Stored items from a collection:

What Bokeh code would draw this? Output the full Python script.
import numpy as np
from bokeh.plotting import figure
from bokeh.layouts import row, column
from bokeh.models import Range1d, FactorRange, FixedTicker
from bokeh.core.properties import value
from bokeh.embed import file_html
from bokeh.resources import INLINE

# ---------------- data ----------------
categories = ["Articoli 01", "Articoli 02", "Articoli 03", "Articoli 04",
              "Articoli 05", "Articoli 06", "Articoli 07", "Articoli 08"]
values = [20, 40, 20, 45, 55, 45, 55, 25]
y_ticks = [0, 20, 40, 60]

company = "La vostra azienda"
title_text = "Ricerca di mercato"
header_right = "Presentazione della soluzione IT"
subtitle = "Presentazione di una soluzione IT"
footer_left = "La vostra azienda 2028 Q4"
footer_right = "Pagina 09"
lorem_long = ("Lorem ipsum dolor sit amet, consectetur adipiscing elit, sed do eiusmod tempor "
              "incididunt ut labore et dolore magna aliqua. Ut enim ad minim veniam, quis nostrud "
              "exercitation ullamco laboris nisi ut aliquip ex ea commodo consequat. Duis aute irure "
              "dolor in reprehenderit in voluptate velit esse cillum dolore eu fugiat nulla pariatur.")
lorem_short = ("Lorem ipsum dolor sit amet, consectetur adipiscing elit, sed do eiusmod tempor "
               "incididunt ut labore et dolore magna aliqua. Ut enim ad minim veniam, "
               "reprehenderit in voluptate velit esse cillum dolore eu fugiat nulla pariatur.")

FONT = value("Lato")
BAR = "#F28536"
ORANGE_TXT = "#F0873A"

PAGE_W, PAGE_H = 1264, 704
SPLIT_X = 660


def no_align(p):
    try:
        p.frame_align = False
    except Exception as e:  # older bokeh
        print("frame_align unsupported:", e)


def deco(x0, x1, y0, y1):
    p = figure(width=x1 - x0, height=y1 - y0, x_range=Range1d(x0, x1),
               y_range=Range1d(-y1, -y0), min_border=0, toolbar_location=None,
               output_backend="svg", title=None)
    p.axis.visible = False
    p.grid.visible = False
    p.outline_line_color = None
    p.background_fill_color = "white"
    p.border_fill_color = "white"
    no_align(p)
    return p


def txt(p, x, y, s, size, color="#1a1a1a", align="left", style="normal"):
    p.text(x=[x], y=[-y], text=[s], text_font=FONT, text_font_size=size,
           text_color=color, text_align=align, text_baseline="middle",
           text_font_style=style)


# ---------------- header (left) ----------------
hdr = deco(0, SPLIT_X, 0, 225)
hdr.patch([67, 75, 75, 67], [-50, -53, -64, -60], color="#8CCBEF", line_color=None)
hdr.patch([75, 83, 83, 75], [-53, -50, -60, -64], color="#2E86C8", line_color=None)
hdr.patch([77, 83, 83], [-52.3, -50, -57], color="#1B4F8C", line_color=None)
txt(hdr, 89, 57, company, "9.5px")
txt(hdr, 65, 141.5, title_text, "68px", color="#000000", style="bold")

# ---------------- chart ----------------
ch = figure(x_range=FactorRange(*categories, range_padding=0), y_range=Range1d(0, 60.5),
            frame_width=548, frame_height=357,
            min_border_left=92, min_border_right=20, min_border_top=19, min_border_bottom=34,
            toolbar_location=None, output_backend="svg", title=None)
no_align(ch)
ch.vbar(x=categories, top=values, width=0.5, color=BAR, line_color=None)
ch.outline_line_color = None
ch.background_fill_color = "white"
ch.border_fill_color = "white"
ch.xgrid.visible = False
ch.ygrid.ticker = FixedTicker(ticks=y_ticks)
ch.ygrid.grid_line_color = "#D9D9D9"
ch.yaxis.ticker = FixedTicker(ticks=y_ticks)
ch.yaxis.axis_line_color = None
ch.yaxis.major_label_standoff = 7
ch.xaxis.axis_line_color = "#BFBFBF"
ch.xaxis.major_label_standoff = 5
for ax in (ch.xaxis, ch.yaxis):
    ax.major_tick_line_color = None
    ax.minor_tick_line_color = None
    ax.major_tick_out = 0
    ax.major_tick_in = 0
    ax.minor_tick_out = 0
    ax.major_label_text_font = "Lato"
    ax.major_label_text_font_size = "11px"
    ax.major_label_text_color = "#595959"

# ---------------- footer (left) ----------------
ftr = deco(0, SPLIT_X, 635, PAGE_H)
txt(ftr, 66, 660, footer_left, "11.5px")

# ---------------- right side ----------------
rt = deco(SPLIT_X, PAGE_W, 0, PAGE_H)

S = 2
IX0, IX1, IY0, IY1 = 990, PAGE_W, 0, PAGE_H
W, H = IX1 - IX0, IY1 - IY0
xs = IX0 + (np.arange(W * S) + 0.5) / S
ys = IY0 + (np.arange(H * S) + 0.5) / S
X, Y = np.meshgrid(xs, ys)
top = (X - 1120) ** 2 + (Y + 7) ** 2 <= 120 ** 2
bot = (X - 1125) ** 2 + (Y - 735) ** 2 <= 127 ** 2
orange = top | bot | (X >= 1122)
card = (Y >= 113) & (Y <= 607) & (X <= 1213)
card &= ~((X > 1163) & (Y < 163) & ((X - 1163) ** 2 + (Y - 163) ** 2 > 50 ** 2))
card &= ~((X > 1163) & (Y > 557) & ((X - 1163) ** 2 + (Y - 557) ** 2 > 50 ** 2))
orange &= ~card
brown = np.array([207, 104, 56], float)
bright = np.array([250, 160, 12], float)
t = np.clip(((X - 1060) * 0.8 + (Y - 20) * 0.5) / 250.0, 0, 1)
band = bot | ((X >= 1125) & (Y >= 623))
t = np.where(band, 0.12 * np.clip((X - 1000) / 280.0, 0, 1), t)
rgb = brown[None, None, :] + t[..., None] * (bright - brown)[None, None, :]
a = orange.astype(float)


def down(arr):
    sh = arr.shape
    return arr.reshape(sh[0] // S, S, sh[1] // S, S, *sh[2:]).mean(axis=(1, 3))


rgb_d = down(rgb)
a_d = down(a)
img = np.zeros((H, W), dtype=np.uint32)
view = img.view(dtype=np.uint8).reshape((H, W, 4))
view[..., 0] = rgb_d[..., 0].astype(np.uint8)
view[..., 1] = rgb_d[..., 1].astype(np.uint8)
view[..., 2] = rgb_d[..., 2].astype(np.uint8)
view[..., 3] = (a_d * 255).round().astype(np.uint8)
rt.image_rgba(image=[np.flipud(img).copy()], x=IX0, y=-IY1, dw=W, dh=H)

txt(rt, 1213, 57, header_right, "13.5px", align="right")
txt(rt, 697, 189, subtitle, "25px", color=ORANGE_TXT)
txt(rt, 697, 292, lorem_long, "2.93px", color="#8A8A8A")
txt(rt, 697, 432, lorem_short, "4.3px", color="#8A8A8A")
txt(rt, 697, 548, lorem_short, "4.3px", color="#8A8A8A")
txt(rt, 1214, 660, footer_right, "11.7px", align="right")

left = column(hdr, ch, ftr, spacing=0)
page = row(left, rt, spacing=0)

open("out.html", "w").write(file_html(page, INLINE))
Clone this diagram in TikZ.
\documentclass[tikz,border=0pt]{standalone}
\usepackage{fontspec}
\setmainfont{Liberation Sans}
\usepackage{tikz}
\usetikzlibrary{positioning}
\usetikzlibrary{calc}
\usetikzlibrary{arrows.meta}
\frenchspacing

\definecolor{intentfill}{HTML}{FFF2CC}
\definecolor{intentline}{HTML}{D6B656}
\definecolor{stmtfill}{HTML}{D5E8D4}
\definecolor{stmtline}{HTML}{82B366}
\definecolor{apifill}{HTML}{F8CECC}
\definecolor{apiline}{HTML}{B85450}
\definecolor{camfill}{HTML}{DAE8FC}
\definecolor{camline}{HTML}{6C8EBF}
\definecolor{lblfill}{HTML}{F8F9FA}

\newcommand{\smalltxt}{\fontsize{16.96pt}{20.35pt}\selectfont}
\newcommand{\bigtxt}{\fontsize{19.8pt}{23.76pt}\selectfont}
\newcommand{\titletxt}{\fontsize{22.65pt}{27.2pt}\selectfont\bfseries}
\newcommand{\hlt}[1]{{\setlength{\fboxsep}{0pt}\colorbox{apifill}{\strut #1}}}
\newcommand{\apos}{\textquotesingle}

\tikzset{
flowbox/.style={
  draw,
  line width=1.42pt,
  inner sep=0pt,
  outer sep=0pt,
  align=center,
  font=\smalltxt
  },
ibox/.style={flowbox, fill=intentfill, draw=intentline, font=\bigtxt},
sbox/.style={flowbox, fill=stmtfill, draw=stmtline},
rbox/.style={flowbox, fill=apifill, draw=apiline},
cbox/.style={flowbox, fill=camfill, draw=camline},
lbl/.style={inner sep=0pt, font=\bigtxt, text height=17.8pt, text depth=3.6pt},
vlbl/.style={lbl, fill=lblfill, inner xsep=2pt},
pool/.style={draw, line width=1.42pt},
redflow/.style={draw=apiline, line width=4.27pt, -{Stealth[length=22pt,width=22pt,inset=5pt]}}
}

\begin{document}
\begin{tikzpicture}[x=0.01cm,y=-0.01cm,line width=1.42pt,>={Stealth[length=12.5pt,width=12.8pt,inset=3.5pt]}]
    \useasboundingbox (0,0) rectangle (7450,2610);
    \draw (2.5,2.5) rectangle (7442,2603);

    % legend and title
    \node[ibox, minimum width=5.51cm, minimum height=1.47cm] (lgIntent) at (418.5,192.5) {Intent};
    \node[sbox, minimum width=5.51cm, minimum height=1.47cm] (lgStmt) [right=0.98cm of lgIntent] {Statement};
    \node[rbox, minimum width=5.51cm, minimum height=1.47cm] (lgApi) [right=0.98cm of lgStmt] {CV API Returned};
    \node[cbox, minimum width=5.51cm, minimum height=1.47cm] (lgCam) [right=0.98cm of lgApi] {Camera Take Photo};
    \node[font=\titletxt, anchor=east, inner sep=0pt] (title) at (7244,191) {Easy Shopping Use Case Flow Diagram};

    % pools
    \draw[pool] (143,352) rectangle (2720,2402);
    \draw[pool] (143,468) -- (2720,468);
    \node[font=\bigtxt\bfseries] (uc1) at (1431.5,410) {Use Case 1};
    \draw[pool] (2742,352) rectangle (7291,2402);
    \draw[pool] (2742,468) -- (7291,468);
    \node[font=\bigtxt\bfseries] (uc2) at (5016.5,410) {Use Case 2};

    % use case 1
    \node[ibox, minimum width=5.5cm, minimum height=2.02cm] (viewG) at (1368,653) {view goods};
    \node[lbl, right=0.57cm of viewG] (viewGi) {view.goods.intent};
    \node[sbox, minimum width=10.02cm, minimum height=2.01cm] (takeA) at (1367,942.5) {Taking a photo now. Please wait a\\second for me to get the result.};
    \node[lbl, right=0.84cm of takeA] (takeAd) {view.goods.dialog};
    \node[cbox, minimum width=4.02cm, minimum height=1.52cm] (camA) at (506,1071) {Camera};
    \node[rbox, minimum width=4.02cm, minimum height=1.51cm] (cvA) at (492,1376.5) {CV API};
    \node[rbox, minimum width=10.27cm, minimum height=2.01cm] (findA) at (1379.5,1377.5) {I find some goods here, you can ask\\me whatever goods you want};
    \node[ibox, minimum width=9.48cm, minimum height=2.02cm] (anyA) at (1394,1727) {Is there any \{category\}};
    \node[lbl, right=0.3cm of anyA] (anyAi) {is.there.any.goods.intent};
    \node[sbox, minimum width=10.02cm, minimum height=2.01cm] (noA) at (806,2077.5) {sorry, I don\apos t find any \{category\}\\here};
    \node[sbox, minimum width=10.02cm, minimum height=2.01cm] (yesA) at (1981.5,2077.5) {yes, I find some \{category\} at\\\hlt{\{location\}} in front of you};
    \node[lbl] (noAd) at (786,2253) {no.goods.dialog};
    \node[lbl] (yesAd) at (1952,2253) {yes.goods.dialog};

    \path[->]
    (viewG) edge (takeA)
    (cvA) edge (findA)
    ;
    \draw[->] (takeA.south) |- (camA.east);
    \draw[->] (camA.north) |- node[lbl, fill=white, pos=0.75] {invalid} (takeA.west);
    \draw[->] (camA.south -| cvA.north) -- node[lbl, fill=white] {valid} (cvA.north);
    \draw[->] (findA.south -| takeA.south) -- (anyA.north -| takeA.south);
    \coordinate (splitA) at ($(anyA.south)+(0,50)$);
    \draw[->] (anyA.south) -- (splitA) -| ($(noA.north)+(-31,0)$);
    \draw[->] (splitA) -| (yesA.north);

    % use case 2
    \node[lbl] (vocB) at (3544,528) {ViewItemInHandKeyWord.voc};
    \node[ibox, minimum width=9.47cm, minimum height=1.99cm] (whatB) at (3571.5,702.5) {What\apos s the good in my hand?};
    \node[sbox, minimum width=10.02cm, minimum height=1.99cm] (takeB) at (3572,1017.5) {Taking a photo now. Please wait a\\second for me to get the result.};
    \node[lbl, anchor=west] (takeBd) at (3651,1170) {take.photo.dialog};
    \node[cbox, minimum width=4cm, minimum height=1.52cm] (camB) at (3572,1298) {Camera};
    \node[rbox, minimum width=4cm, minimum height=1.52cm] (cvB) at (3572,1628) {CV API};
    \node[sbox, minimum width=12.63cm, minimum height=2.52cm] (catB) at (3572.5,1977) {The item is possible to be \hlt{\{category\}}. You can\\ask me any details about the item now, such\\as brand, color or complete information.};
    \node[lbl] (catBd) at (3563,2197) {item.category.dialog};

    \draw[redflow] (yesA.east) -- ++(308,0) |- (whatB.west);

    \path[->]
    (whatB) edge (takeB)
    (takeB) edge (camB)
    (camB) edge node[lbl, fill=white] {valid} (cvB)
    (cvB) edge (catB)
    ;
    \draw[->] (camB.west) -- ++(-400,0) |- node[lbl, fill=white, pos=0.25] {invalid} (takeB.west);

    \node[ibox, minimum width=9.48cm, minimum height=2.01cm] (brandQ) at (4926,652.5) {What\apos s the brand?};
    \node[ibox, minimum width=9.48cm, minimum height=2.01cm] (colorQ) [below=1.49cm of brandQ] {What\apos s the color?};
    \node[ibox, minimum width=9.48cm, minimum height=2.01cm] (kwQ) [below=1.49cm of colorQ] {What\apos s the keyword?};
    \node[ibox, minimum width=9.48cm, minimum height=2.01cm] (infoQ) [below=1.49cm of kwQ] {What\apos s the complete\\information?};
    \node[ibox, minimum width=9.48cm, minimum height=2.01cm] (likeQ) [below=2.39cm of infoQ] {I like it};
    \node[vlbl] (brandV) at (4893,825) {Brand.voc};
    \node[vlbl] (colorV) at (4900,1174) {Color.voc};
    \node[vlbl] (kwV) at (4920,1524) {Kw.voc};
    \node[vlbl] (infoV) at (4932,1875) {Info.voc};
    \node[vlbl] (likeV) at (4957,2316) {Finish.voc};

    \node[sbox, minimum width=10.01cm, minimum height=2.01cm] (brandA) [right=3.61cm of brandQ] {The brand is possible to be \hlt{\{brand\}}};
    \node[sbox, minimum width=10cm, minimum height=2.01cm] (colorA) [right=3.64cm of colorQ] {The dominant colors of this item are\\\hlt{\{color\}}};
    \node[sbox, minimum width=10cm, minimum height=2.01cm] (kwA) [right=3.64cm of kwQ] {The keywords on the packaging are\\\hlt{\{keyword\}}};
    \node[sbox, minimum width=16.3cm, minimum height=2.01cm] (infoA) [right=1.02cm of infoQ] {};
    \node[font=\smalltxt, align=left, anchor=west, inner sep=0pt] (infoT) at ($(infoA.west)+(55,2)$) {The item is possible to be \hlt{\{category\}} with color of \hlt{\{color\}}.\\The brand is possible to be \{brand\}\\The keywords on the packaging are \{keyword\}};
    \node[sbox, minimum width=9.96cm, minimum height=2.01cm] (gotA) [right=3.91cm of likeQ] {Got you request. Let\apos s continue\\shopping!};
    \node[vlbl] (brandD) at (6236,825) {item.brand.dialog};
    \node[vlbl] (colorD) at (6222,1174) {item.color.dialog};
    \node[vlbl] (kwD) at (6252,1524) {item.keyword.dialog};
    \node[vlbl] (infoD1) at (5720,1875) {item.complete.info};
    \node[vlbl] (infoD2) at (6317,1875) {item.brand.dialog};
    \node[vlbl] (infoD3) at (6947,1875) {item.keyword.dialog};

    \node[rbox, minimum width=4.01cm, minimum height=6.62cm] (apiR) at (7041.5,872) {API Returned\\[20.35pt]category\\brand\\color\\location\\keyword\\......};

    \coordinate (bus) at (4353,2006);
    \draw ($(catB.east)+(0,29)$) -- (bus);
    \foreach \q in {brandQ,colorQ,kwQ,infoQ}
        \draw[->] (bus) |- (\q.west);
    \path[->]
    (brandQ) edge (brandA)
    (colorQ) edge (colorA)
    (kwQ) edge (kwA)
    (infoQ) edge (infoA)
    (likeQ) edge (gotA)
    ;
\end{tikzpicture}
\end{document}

What you need to do: Find each line in the records holding the string "this" and show it.

Complete output:
What Bokeh code would draw this? Output the full Python script.
Clone this diagram in TikZ.
    \node[sbox, minimum width=10cm, minimum height=2.01cm] (colorA) [right=3.64cm of colorQ] {The dominant colors of this item are\\\hlt{\{color\}}};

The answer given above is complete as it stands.